Круг вещей, способных превратить жизнь в наслаждение, являлся, как и в средние века, чрезвычайно узким. О безрассудном приятии радостей земной жизни не могло быть и речи.
Характерным примером того, насколько слабым было почитание природы в средние века и в тоталитарном обществе, насколько вещи не казались заслуживающими того, чтобы на них смотреть, их запоминать и желать, является почти полное отсутствие в средневековой и тоталитарной живописи пейзажа и натюрморта.
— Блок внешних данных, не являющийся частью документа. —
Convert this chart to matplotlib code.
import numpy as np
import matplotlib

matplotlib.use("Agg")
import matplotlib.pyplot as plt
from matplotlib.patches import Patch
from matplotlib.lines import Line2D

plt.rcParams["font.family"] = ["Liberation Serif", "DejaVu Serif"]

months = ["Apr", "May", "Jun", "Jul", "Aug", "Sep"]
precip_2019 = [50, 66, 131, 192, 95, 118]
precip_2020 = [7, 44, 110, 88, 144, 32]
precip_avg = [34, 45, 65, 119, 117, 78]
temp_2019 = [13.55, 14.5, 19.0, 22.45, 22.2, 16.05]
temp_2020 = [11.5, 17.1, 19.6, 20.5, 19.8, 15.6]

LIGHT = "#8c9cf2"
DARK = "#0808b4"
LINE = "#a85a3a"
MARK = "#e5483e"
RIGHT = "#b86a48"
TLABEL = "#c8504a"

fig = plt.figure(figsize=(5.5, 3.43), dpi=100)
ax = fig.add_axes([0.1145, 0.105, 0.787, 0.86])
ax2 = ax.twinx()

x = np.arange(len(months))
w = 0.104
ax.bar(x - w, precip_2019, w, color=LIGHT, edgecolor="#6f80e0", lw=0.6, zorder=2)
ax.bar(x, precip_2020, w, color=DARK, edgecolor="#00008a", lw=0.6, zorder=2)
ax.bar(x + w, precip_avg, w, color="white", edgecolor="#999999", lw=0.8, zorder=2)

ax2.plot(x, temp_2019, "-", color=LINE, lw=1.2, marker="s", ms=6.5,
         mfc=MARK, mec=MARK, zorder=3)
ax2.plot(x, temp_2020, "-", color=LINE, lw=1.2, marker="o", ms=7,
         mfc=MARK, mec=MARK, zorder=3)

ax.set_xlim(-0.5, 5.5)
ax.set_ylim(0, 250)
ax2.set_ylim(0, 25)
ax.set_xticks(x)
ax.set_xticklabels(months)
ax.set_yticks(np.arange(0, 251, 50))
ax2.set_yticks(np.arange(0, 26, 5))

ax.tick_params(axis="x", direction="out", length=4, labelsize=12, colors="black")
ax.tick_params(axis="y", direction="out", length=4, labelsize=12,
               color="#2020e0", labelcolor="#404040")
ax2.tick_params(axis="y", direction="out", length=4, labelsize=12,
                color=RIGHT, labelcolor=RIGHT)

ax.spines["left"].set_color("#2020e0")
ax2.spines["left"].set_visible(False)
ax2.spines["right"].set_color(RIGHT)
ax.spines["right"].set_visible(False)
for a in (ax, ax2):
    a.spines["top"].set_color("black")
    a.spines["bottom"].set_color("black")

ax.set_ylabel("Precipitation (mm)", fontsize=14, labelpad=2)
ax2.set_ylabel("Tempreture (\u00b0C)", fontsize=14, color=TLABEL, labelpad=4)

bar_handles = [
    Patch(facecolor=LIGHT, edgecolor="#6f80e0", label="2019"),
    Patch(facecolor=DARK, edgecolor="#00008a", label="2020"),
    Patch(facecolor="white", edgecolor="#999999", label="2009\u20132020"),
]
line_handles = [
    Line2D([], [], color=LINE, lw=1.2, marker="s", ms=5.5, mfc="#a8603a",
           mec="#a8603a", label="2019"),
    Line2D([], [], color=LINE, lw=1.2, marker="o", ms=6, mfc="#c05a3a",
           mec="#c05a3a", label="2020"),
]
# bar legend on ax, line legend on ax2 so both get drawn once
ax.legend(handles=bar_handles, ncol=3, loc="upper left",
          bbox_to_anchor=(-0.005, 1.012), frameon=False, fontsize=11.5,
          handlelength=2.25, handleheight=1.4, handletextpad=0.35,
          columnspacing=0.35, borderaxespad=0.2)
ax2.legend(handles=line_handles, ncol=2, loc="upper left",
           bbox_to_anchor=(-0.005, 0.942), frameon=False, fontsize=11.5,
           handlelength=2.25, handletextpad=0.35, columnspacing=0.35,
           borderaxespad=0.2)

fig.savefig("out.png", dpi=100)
В древности вещь почти никогда не рассматривалась как источник жизни, но как знак. «В искусстве до XIII века предметы часто расположены в порядке, определяемом не реальной, а метафизической, мистической их иерархией. Взглянем, например, на занавеси, которые благодаря своей роли в литургии часто встречаются на миниатюрах каролингской и романской эпохи: занавеси скрывали от глаз непосвященных священные предметы. На одной миниатюре XI века занавеси распахнуты, позволяя св. Радегунде подойти к алтарю. Занавеси сделаны из легкой плиссированной ткани, колеблющейся при малейшем дуновении ветерка. Эти занавеси не имеют собственного материального значения, но лишь сакральную функцию: скрывать или раскрывать то священное, что находится за ними. Они также не неподвижны: их колеблет ветер, долетающий из мира потустороннего и заставляющий занавеси обернуть, укрыть собой колонну у алтаря, где молится св. Радегунда»[905]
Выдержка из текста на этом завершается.